A fired Justice Department attorney has provided Congress with a trove of emails and text messages to corroborate his claims that a controversial Trump judicial nominee — top DOJ official Emil Bove — crudely discussed defying court orders.


Reuveni was a career lawyer at DOJ until he was fired this spring after he told a judge that the administration had mistakenly deported an immigrant in violation of a court order. Then, last month, Reuveni sent a 27-page whistleblower letter to the Judiciary Committee accusing Bove of saying that DOJ may need to rebuff court orders that might hinder Trump’s deportation agenda. According to Reuveni, Bove told colleagues that they might have to consider telling the courts “fuck you.”

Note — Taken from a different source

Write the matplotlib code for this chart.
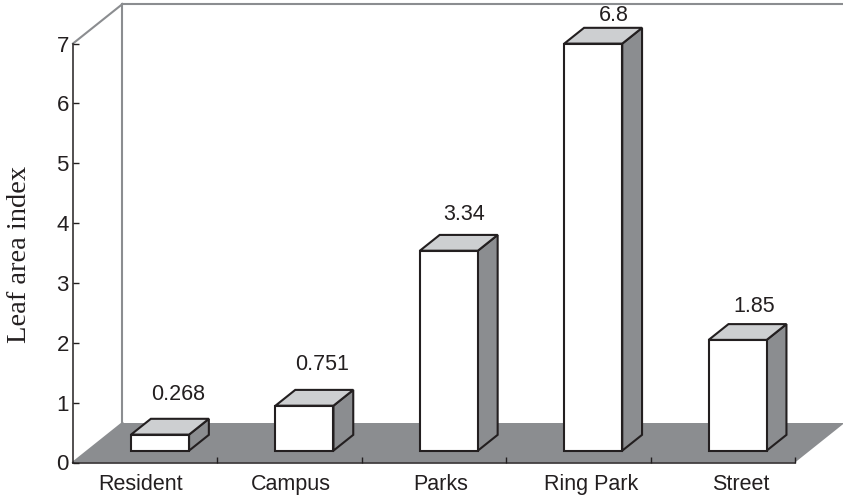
import matplotlib
matplotlib.use("Agg")
import matplotlib.pyplot as plt
from matplotlib.patches import Polygon

# --- data ---
categories = ["Resident", "Campus", "Parks", "Ring Park", "Street"]
values = [0.268, 0.751, 3.34, 6.8, 1.85]
value_labels = ["0.268", "0.751", "3.34", "6.8", "1.85"]
y_ticks = [0, 1, 2, 3, 4, 5, 6, 7]
y_label = "Leaf area index"

# --- layout (pixels / styling) ---
W, H = 843, 497
X0, X1, Y0, Y7 = 73, 795, 462.5, 43.5
DEPTH_PX = (49.5, 39.5)
label_shift_px = [-4.5, 1.5, 7, 13, 18]      # x tick-label shift
value_shift_px = [(8, 24), (8, 25), (5, 20), (11, 12), (7, 18)]
FLOOR = "#8b8d90"
TOP = "#cdcfd1"
INK = "#231f20"

plt.rcParams["font.family"] = ["Liberation Sans", "DejaVu Sans"]
fig = plt.figure(figsize=(W / 100, H / 100), dpi=100)
ax = fig.add_axes([X0 / W, 1 - Y0 / H, (X1 - X0) / W, (Y0 - Y7) / H])
n = len(categories)
ax.set_xlim(-0.5, n - 0.5)
ax.set_ylim(0, 7)
ppx = (X1 - X0) / n
ppy = (Y0 - Y7) / 7
dx, dy = DEPTH_PX[0] / ppx, DEPTH_PX[1] / ppy

# floor and back wall
ax.add_patch(Polygon([(-0.5, 0), (n - 0.5, 0), (n - 0.5 + dx, dy), (-0.5 + dx, dy)],
                     fc=FLOOR, ec="none", clip_on=False, zorder=1))
back = dict(color=FLOOR, lw=1.5, clip_on=False, zorder=1, solid_capstyle="projecting")
ax.plot([-0.5 + dx, -0.5 + dx], [dy, 7 + dy], **back)
ax.plot([-0.5 + dx, n - 0.5 + dx], [7 + dy, 7 + dy], **back)
ax.plot([-0.5, -0.5 + dx], [7, 7 + dy], **back)
ax.plot([-0.5, -0.5 + dx], [0, dy], **back)

# 3D bars
half = 29 / ppx
f0, f1 = 0.3, 0.7          # bar depth range
bx = [i + f0 * dx for i in range(n)]
base = f0 * dy
ddx, ddy = (f1 - f0) * dx, (f1 - f0) * dy
edge = dict(ec=INK, lw=1.5, joinstyle="miter", clip_on=False, zorder=3)
for cx, v in zip(bx, values):
    l, r = cx - half, cx + half
    t = base + v
    ax.add_patch(Polygon([(r, base), (r + ddx, base + ddy), (r + ddx, t + ddy), (r, t)], fc=FLOOR, **edge))
    ax.add_patch(Polygon([(l, t), (r, t), (r + ddx, t + ddy), (l + ddx, t + ddy)], fc=TOP, **edge))
ax.bar(bx, values, width=2 * half, bottom=base, color="white", edgecolor=INK, linewidth=1.5,
       clip_on=False, zorder=4)

# value labels
for cx, v, s, (sx, sy) in zip(bx, values, value_labels, value_shift_px):
    ax.annotate(s, (cx + ddx / 2, base + v + ddy), xytext=(sx * 0.72, sy * 0.72),
                textcoords="offset points", ha="center", va="center",
                fontsize=15.5, color=INK, zorder=5, annotation_clip=False)

# axes
for side in ("top", "right"):
    ax.spines[side].set_visible(False)
for side in ("left", "bottom"):
    ax.spines[side].set_color(INK)
    ax.spines[side].set_linewidth(1.1)
    ax.spines[side].set_zorder(2)
ax.set_yticks(y_ticks)
ax.tick_params(axis="y", direction="in", length=4.3, width=1, color=INK, labelsize=16,
               labelcolor=INK, pad=3)
ax.set_xticks([i + s / ppx for i, s in enumerate(label_shift_px)], categories)
ax.tick_params(axis="x", length=0, labelsize=15.5, labelcolor=INK, pad=8)
ax.set_xticks([i + 0.5 for i in range(n)], minor=True)
ax.tick_params(axis="x", which="minor", direction="in", length=4.3, width=1, color=INK)

fig.text(19.5 / W, 1 - 254 / H, y_label, rotation=90, ha="center", va="center",
         family=["Liberation Serif", "DejaVu Serif"], fontsize=20.5, color=INK)

fig.savefig("out.png", dpi=100)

… Boasberg ordered that planes containing the men, whom Trump deemed “alien enemies” under a wartime law, be turned around, if necessary, and in any event that the men not be handed over to the Salvadoran government.

Just prior to Boasberg’s decision, Justice Department officials worried that the effort might be stopped by a court. That’s when, according to Reuveni, Bove uttered the “fuck you” line.

After Boasberg’s decision, Reuveni sent a text message to an unidentified colleague referring back to Bove’s alleged comment: “Guess we are going to say ‘fuck you’ to the court. Super,” he wrote. The colleague responded: “Well, Pamela Jo Bondi is. Not you.”

The messages show that in the hours after Boasberg’s ruling, Reuveni repeatedly relayed to colleagues that the immigrants covered by the judge’s order should not be turned over to El Salvador. And he later expressed concern that they seemed to have been handed over anyway.

In one of the newly-disclosed emails, the acting head of Justice’s Civil Division, Yaakov Roth, told Reuveni and other officials that the men were unloaded based on legal advice given by Bove. The email indicates Bove said it was OK to do so because the flights had left U.S. airspace before Boasberg, who initially delivered his order orally, followed up with a written order in the court’s electronic docket.


Boasberg, an Obama appointee, has rejected that interpretation of his orders and found probable cause to initiate contempt proceedings over potential defiance of his rulings. That process has been halted for now by an appeals court.

from The Hill:

The three-judge D.C. Circuit panel was split 2-1. The two Trump appointees, Judges Gregory Katsas and Neomi Rao, ruled for the administration. Judge Cornelia Pillard, an appointee of former President Obama, dissented.